For this application, a custom TC (two cycle) tool is equipped with a large number of stones aligned in a an array designed for a ported, blind, tapered bore. The large number of stones produces superior roundness and consistency of finish. The TC tooling is specifically designed to avoid washout around the cylinder ports, which helps maintain the cylinder's seal characteristics. Washout occurs when the honing abrasive tries to bulge out through the port opening as it is forced against the cylinder wall. This could produce a radius on the edge of the port opening where a sharp 90 degrees is needed, resulting in some irregularity of roundness and a small degradation of ring seal. To hone a bore with a keyway or open hole in its wall, the stones must be a size and arrangement that bridges the opening. A very rigid tool also eliminates the tendency to washout.
As a final step, the bore is plateau honed. Plateau honing increases the life of both cylinders and piston rings by producing a surface finish on the cylinder wall that is "broken in" before the engine starts the first time.

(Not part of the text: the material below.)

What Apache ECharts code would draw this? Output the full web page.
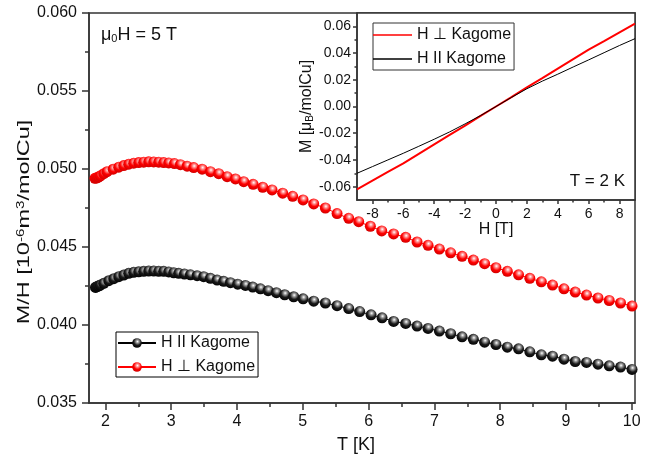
<!DOCTYPE html>
<html><head><meta charset="utf-8">
<script src="https://cdn.jsdelivr.net/npm/echarts@6/dist/echarts.min.js"></script>
<style>html,body{margin:0;padding:0;background:#fff}#c{width:660px;height:460px}</style>
</head><body><div id="c"></div>
<script>
const FONT = "'Liberation Sans', Arial, Helvetica, sans-serif";

// Main panel: M/H vs T at mu0H = 5 T
const perpT = [1.84,1.86,1.88,1.90,1.925,1.975,2.025,2.117,2.202,2.278,2.354,2.430,2.506,2.582,2.658,2.734,2.810,2.886,2.962,3.049,3.140,3.242,3.342,3.470,3.596,3.722,3.850,3.976,4.102,4.245,4.391,4.533,4.694,4.846,5.004,5.166,5.343,5.521,5.698,5.850,6.027,6.200,6.380,6.564,6.737,6.904,7.076,7.248,7.421,7.593,7.764,7.936,8.109,8.280,8.451,8.626,8.796,8.970,9.141,9.313,9.487,9.658,9.830,10.005];
const perpM = [0.04940,0.04942,0.04945,0.04950,0.04956,0.04970,0.04983,0.04999,0.05012,0.05022,0.05031,0.05037,0.05041,0.05044,0.05046,0.05045,0.05044,0.05041,0.05039,0.05035,0.05028,0.05018,0.05009,0.04999,0.04983,0.04970,0.04951,0.04936,0.04919,0.04902,0.04883,0.04866,0.04845,0.04825,0.04802,0.04776,0.04750,0.04714,0.04684,0.04662,0.04633,0.04603,0.04584,0.04562,0.04532,0.04511,0.04487,0.04463,0.04440,0.04416,0.04393,0.04367,0.04344,0.04322,0.04299,0.04277,0.04256,0.04232,0.04211,0.04192,0.04173,0.04157,0.04141,0.04121];
const parT = [1.848,1.86,1.88,1.90,1.924,1.975,2.05,2.126,2.202,2.278,2.354,2.430,2.506,2.582,2.658,2.734,2.810,2.886,2.962,3.038,3.114,3.201,3.292,3.394,3.494,3.596,3.698,3.798,3.900,4.011,4.128,4.239,4.356,4.473,4.599,4.725,4.862,5.005,5.166,5.343,5.521,5.698,5.865,6.038,6.205,6.381,6.564,6.737,6.904,7.076,7.248,7.421,7.593,7.764,7.936,8.109,8.280,8.451,8.626,8.796,8.970,9.141,9.313,9.487,9.658,9.830,10.005];
const parM = [0.04241,0.04244,0.04248,0.04251,0.04256,0.04267,0.04284,0.04297,0.04310,0.04320,0.04331,0.04338,0.04341,0.04344,0.04346,0.04346,0.04344,0.04344,0.04340,0.04335,0.04331,0.04327,0.04322,0.04316,0.04310,0.04299,0.04288,0.04280,0.04271,0.04262,0.04254,0.04243,0.04232,0.04220,0.04207,0.04194,0.04181,0.04168,0.04153,0.04141,0.04124,0.04105,0.04086,0.04065,0.04046,0.04023,0.04010,0.03993,0.03978,0.03961,0.03944,0.03924,0.03908,0.03890,0.03875,0.03858,0.03847,0.03828,0.03809,0.03800,0.03781,0.03766,0.03760,0.03749,0.03738,0.03730,0.03715];

// Inset: M vs H at T = 2 K
const insetH    = [-9,-8,-7,-6,-5,-4,-3,-2,-1,0,1,2,3,4,5,6,7,8,9];
const insetPerp = [-0.0620,-0.0555,-0.0490,-0.0426,-0.0355,-0.0284,-0.0213,-0.0143,-0.0070,0,0.0070,0.0143,0.0213,0.0284,0.0355,0.0426,0.0490,0.0555,0.0620];
const insetPar  = [-0.0500,-0.0450,-0.0400,-0.0350,-0.0298,-0.0245,-0.0190,-0.0130,-0.0068,0,0.0068,0.0133,0.0190,0.0242,0.0296,0.0349,0.0403,0.0457,0.0508];

// Tick values
const mainXTicks = [2,3,4,5,6,7,8,9,10];
const mainXMinor = [2.5,3.5,4.5,5.5,6.5,7.5,8.5,9.5];
const mainYTicks = [0.035,0.040,0.045,0.050,0.055,0.060];
const mainYMinor = [0.0375,0.0425,0.0475,0.0525,0.0575];
const insetXTicks = [-8,-6,-4,-2,0,2,4,6,8];
const insetXMinor = [-7,-5,-3,-1,1,3,5,7];
const insetYTicks = [-0.06,-0.04,-0.02,0,0.02,0.04,0.06];
const insetYMinor = [-0.05,-0.03,-0.01,0.01,0.03,0.05];

const names = {
  mainPar: 'H II Kagome', mainPerp: 'H \u22A5 Kagome',
  insPerp: 'H \u22A5 Kagome', insPar: 'H II Kagome'
};

const zip = (a, b) => a.map((v, i) => [v, b[i]]);
const AX = '#333';

function sphere(light, mid, dark) {
  return {type:'radial', x:0.55, y:0.35, r:0.7, colorStops:[
    {offset:0, color:'#ffffff'}, {offset:0.22, color:light},
    {offset:0.55, color:mid}, {offset:1, color:dark}]};
}

function valAxis(grid, min, max, ticks, fmt, tickLen, labelSize, margin, extra) {
  return Object.assign({
    gridIndex: grid, type:'value', min:min, max:max,
    axisLine:{show:true, onZero:false, lineStyle:{color:AX, width:1.5}},
    axisTick:{show:true, customValues:ticks, length:tickLen, lineStyle:{color:AX, width:1.5}},
    axisLabel:{show:true, customValues:ticks, formatter:fmt, fontSize:labelSize, color:'#111', margin:margin, fontFamily:FONT},
    splitLine:{show:false}
  }, extra || {});
}
function minorAxis(grid, min, max, ticks, len, pos) {
  return {
    gridIndex: grid, type:'value', min:min, max:max, position:pos,
    axisLine:{show:false, onZero:false}, axisLabel:{show:false}, splitLine:{show:false},
    axisTick:{show:true, customValues:ticks, length:len, lineStyle:{color:AX, width:1.5}}
  };
}

const chart = echarts.init(document.getElementById('c'), null, {renderer:'canvas'});
chart.setOption({
  animation:false,
  backgroundColor:'#fff',
  textStyle:{fontFamily:FONT},
  grid:[
    {left:89, top:13, right:25, bottom:57, show:true, borderColor:AX, borderWidth:1.5, backgroundColor:'transparent'},
    {left:357, top:13, right:25, bottom:260, show:true, borderColor:AX, borderWidth:1.5, backgroundColor:'#fff'}
  ],
  xAxis:[
    valAxis(0, 1.75, 10.05, mainXTicks, v => String(v), 7, 16, 11, {
      position:'bottom', name:'T [K]', nameLocation:'middle', nameGap:33,
      nameTextStyle:{fontSize:18, color:'#111', fontFamily:FONT, padding:[0,12,0,0]}}),
    minorAxis(0, 1.75, 10.05, mainXMinor, 4, 'bottom'),
    valAxis(1, -9, 9, insetXTicks, v => String(v), 4, 14, 7, {
      position:'bottom', name:'H [T]', nameLocation:'middle', nameGap:21,
      nameTextStyle:{fontSize:16, color:'#111', fontFamily:FONT}}),
    minorAxis(1, -9, 9, insetXMinor, 2.5, 'bottom')
  ],
  yAxis:[
    valAxis(0, 0.035, 0.060, mainYTicks, v => v.toFixed(3), 7, 16, 12, {position:'left'}),
    minorAxis(0, 0.035, 0.060, mainYMinor, 4, 'left'),
    valAxis(1, -0.07, 0.07, insetYTicks, v => v.toFixed(2), 4, 14, 6, {
      position:'left', name:'M [\u03BC{sub|B}/molCu]', nameLocation:'middle', nameGap:42,
      nameTextStyle:{fontSize:16, color:'#111', fontFamily:FONT,
        rich:{sub:{fontSize:10, verticalAlign:'bottom', color:'#111', fontFamily:FONT}}}}),
    minorAxis(1, -0.07, 0.07, insetYMinor, 2.5, 'left')
  ],
  legend:[
    {left:116, top:332, orient:'vertical', selectedMode:false,
     data:['mainPar','mainPerp'], formatter: n => names[n],
     itemWidth:38, itemHeight:12, itemGap:8, padding:[3,3,2,1],
     borderColor:'#000', borderWidth:1, backgroundColor:'#fff', borderRadius:0,
     textStyle:{fontSize:16, color:'#111', fontFamily:FONT}},
    {left:373, top:23, orient:'vertical', selectedMode:false,
     data:['insPerp','insPar'], formatter: n => names[n],
     icon:'rect', itemWidth:39, itemHeight:1.5, itemGap:8, padding:[4,3,3,0],
     borderColor:'#333', borderWidth:1, backgroundColor:'#fff', borderRadius:0,
     textStyle:{fontSize:16, color:'#111', fontFamily:FONT}}
  ],
  graphic:[
    {type:'text', x:24, y:222, rotation:Math.PI/2, scaleX:1.38, z:100, style:{
      text:'M/H [10{sup|-6}m{sup|3}/molCu]', fontSize:17, fill:'#111', fontFamily:FONT,
      align:'center', verticalAlign:'middle',
      rich:{sup:{fontSize:11, verticalAlign:'top', fill:'#111', fontFamily:FONT}}}},
    {type:'text', left:101, top:26, z:100, style:{
      text:'\u03BC{sub|0}H = 5 T', fontSize:18, fill:'#111', fontFamily:FONT,
      rich:{sub:{fontSize:11, verticalAlign:'bottom', fill:'#111', fontFamily:FONT}}}},
    {type:'text', right:35, top:173, z:100, style:{
      text:'T = 2 K', fontSize:17, fill:'#111', fontFamily:FONT}}
  ],
  series:[
    {name:'mainPar', type:'line', xAxisIndex:0, yAxisIndex:0, data:zip(parT, parM),
     symbol:'circle', symbolSize:11, showSymbol:true,
     itemStyle:{color:sphere('#9a9a9a','#1a1a1a','#000'), borderWidth:0},
     lineStyle:{color:'#000', width:1}, z:3},
    {name:'mainPerp', type:'line', xAxisIndex:0, yAxisIndex:0, data:zip(perpT, perpM),
     symbol:'circle', symbolSize:11, showSymbol:true,
     itemStyle:{color:sphere('#ff9090','#ff0000','#c80000'), borderWidth:0},
     lineStyle:{color:'#ff0000', width:1}, z:3},
    {name:'insPerp', type:'line', xAxisIndex:2, yAxisIndex:2, data:zip(insetH, insetPerp),
     symbol:'none', lineStyle:{color:'#ff0000', width:2}, itemStyle:{color:'#ff0000'}, z:4},
    {name:'insPar', type:'line', xAxisIndex:2, yAxisIndex:2, data:zip(insetH, insetPar),
     symbol:'none', lineStyle:{color:'#000', width:1}, itemStyle:{color:'#000'}, z:4}
  ]
});
</script></body></html>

Plateauing creates a metallurgically stable surface on the wall of the cylinder, removing loose, torn or folded material. A machined metal surface typically consists of microscopic peaks and valleys. Plateauing cuts down the peaks to produce a bearing area that meets an exact spec, while leaving the valleys. This produces a very smooth surface with high sealing contact between the cylinder and piston ring, while leaving the crosshatch valleys to retain lubrication.
After proving the value of honing on cylinder bores, this manufacturer is now evaluating improvements gained from honed connecting rods. The plant recently purchased a vertical CNC honing system, which can automatically control hole size to accuracies of 0.25µm (0.00001") without operator intervention.
The challenges in honing small engines and compressors are little different from those involved in any advanced machining process. While process development is always crucial, CNC-controlled, and even manual, honing systems are proving an important part of the technology behind the improved efficiency, life and performance of today's compressors and small engines.